Flogging the "compounding" horse.
I've been ranting about this topic for a while and thought I would provide some numbers for why it makes sense.
Assuming you can find a wonderful company that doubles in value every X number of years. If you can do that in 10 years, your rate of return is 7.2%. Too low in my opinion. Trying to double every year is too aggressive and would probably lead you to making very risky decisions.
What I aim for is doubling every 3 years, or a compound annual return of 26%. If I slip, I may do it in 5 years, still not bad.
Back to the topic of holding winners. Let's say that your investment has double a few times and you are now up 50x your initial investment. Do you know that at the NEXT double, you are now up 100X from your initial investment?
This is why, once you find a WONDERFUL company, be very careful about getting off the horse too early.

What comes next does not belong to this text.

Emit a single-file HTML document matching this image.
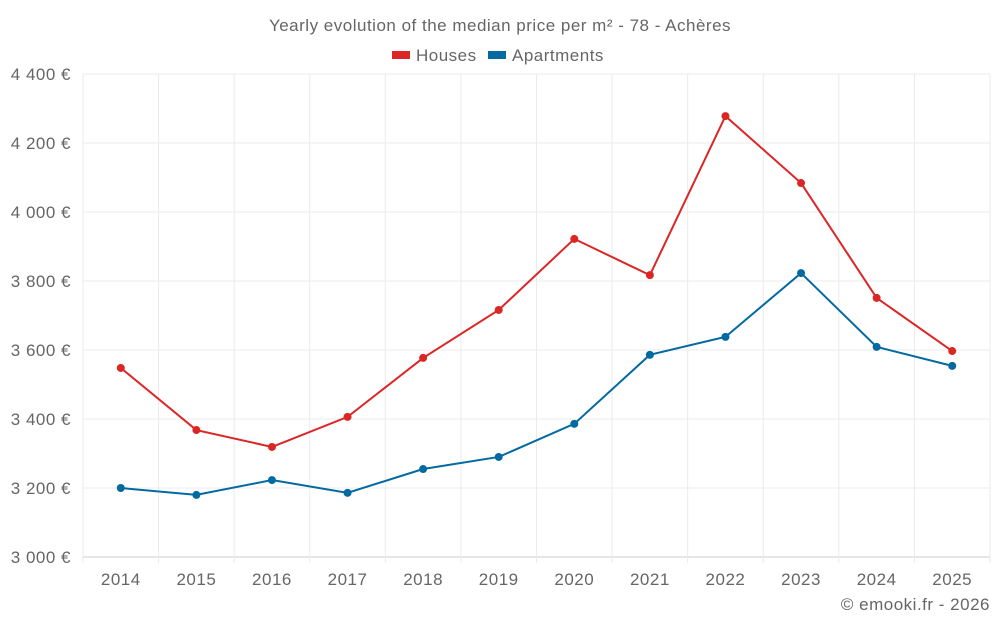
<!DOCTYPE html>
<html><head><meta charset="utf-8"><style>
html,body{margin:0;padding:0;background:#fff;}
svg{display:block;font-family:"Liberation Sans",sans-serif;}
svg text{letter-spacing:0.5px;}
</style></head><body>
<svg id="chart" width="1000" height="625">
<text x="500" y="31" text-anchor="middle" font-size="17" fill="#666">Yearly evolution of the median price per m² - 78 - Achères</text>
<g>
<rect x="392" y="51" width="18" height="8" fill="#dc2626"/>
<text x="416" y="61" font-size="17" fill="#666">Houses</text>
<rect x="488" y="51" width="18" height="8" fill="#0369a1"/>
<text x="512" y="61" font-size="17" fill="#666">Apartments</text>
</g>
<g id="grid"></g><g id="axes"></g><g id="series"></g>
<text x="990" y="610" text-anchor="end" font-size="17" fill="#666">© emooki.fr - 2026</text>
</svg>
<script>
const years = [2014,2015,2016,2017,2018,2019,2020,2021,2022,2023,2024,2025];
const houses = [3548,3368,3319,3406,3577,3716,3922,3817,4278,4084,3751,3597];
const apartments = [3200,3180,3223,3186,3255,3290,3386,3586,3638,3823,3609,3554];
const yTicks = [3000,3200,3400,3600,3800,4000,4200,4400];
const yTickLabels = ["3 000 €","3 200 €","3 400 €","3 600 €","3 800 €","4 000 €","4 200 €","4 400 €"];

const L=83,R=990,T=74,B=557,ymin=3000,ymax=4400;
const NS="http://www.w3.org/2000/svg";
const step=(R-L)/years.length;
function xs(i){return L+step*(i+0.5);}
function ys(v){return B-(v-ymin)/(ymax-ymin)*(B-T);}
function mk(tag,attrs,parent){const e=document.createElementNS(NS,tag);for(const k in attrs)e.setAttribute(k,attrs[k]);parent.appendChild(e);return e;}
const grid=document.getElementById('grid'),axes=document.getElementById('axes'),ser=document.getElementById('series');
yTicks.forEach((v,i)=>{
 const l=mk('line',{x1:L,x2:R,y1:ys(v),y2:ys(v),stroke:i==0?'#ccc':'#ebebeb','stroke-width':1},grid);
 
 
 const t=mk('text',{x:L-12,y:ys(v)+6,'text-anchor':'end','font-size':17,fill:'#666'},axes);
 t.textContent=yTickLabels[i];
 
 
});
for(let i=0;i<=years.length;i++){
 const x=L+step*i;
 const l=mk('line',{x1:x,x2:x,y1:T,y2:B+6,stroke:'#ebebeb','stroke-width':1},grid);
 
 
}
years.forEach((y,i)=>{
 const t=mk('text',{x:xs(i),y:B+28,'text-anchor':'middle','font-size':17,fill:'#666'},axes);
 t.textContent=y;
 
 
});
function draw(data,color,name){
 const p=mk('polyline',{points:data.map((v,i)=>xs(i)+','+ys(v)).join(' '),fill:'none',stroke:color,'stroke-width':2},ser);
 
 
 data.forEach((v,i)=>{
  const c=mk('circle',{cx:xs(i),cy:ys(v),r:4,fill:color},ser);
  
  
 });
}
draw(houses,'#dc2626','houses');
draw(apartments,'#0369a1','apartments');
</script>
</body></html>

Now, let's flip the discussion.
Question: "How does a stock fall by 95%?"
We've talked about the beauty of finding compounders and holding on. This is akin to "holding the winners".
Do you know what the flip side is?
I read the question above somewhere many years (literally decades) ago. The answer? It falls by 90%, and then HALVES.
Pause and think about it. Many people would have thought that after falling by 90%, surely the bottom is in sight and how much lower can it go right? Well, you might still lose 50% or maybe more of your initial investment!
This highlights the danger of trying to catch falling knives, or buying average companies in the hope that they will rebound some day.
My preference? Sticking to WONDERFUL companies.